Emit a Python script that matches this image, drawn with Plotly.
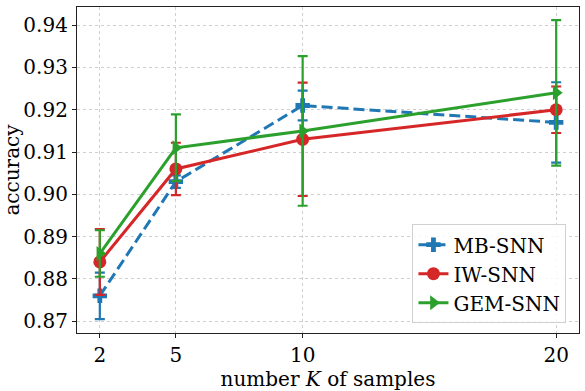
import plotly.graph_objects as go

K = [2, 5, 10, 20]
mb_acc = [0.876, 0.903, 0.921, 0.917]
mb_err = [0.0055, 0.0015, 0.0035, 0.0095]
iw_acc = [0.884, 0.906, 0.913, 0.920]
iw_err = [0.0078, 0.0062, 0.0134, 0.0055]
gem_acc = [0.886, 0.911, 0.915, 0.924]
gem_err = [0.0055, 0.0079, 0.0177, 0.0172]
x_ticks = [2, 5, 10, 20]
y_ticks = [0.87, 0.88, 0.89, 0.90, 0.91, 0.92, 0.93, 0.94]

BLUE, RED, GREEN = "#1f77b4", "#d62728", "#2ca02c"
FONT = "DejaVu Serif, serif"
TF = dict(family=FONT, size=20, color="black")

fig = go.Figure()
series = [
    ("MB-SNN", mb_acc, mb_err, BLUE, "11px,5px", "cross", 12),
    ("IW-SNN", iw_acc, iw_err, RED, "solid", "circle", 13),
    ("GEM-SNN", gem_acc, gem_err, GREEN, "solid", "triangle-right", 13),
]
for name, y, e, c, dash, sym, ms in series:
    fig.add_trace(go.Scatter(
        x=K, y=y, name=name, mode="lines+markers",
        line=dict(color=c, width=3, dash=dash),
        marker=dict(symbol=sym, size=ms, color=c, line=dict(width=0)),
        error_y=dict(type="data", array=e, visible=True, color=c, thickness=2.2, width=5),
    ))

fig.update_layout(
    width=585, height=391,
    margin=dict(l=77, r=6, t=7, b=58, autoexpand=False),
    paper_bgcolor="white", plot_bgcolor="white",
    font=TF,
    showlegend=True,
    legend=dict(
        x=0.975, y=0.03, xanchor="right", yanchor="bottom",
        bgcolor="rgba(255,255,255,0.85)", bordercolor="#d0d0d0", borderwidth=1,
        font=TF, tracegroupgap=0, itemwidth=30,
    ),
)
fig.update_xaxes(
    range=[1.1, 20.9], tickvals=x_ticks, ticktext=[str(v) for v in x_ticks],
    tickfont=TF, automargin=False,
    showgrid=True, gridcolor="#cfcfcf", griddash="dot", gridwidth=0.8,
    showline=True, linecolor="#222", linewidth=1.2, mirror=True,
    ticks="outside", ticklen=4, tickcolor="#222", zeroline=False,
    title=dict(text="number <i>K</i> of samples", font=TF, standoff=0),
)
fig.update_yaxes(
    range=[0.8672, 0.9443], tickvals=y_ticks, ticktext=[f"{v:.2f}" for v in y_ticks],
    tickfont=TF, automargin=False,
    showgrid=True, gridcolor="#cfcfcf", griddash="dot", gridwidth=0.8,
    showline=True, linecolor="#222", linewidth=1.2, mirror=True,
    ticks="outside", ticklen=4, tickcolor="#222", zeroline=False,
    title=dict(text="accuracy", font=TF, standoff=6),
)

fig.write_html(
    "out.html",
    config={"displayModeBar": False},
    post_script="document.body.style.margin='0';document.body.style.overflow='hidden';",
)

• Stated exercise
Exclude the pictures, and transcribe all of the material exactly.

• Solution below
Emit a Python script that matches this image, drawn with Plotly.
import plotly.graph_objects as go

K = [2, 5, 10, 20]
mb_acc = [0.876, 0.903, 0.921, 0.917]
mb_err = [0.0055, 0.0015, 0.0035, 0.0095]
iw_acc = [0.884, 0.906, 0.913, 0.920]
iw_err = [0.0078, 0.0062, 0.0134, 0.0055]
gem_acc = [0.886, 0.911, 0.915, 0.924]
gem_err = [0.0055, 0.0079, 0.0177, 0.0172]
x_ticks = [2, 5, 10, 20]
y_ticks = [0.87, 0.88, 0.89, 0.90, 0.91, 0.92, 0.93, 0.94]

BLUE, RED, GREEN = "#1f77b4", "#d62728", "#2ca02c"
FONT = "DejaVu Serif, serif"
TF = dict(family=FONT, size=20, color="black")

fig = go.Figure()
series = [
    ("MB-SNN", mb_acc, mb_err, BLUE, "11px,5px", "cross", 12),
    ("IW-SNN", iw_acc, iw_err, RED, "solid", "circle", 13),
    ("GEM-SNN", gem_acc, gem_err, GREEN, "solid", "triangle-right", 13),
]
for name, y, e, c, dash, sym, ms in series:
    fig.add_trace(go.Scatter(
        x=K, y=y, name=name, mode="lines+markers",
        line=dict(color=c, width=3, dash=dash),
        marker=dict(symbol=sym, size=ms, color=c, line=dict(width=0)),
        error_y=dict(type="data", array=e, visible=True, color=c, thickness=2.2, width=5),
    ))

fig.update_layout(
    width=585, height=391,
    margin=dict(l=77, r=6, t=7, b=58, autoexpand=False),
    paper_bgcolor="white", plot_bgcolor="white",
    font=TF,
    showlegend=True,
    legend=dict(
        x=0.975, y=0.03, xanchor="right", yanchor="bottom",
        bgcolor="rgba(255,255,255,0.85)", bordercolor="#d0d0d0", borderwidth=1,
        font=TF, tracegroupgap=0, itemwidth=30,
    ),
)
fig.update_xaxes(
    range=[1.1, 20.9], tickvals=x_ticks, ticktext=[str(v) for v in x_ticks],
    tickfont=TF, automargin=False,
    showgrid=True, gridcolor="#cfcfcf", griddash="dot", gridwidth=0.8,
    showline=True, linecolor="#222", linewidth=1.2, mirror=True,
    ticks="outside", ticklen=4, tickcolor="#222", zeroline=False,
    title=dict(text="number <i>K</i> of samples", font=TF, standoff=0),
)
fig.update_yaxes(
    range=[0.8672, 0.9443], tickvals=y_ticks, ticktext=[f"{v:.2f}" for v in y_ticks],
    tickfont=TF, automargin=False,
    showgrid=True, gridcolor="#cfcfcf", griddash="dot", gridwidth=0.8,
    showline=True, linecolor="#222", linewidth=1.2, mirror=True,
    ticks="outside", ticklen=4, tickcolor="#222", zeroline=False,
    title=dict(text="accuracy", font=TF, standoff=6),
)

fig.write_html(
    "out.html",
    config={"displayModeBar": False},
    post_script="document.body.style.margin='0';document.body.style.overflow='hidden';",
)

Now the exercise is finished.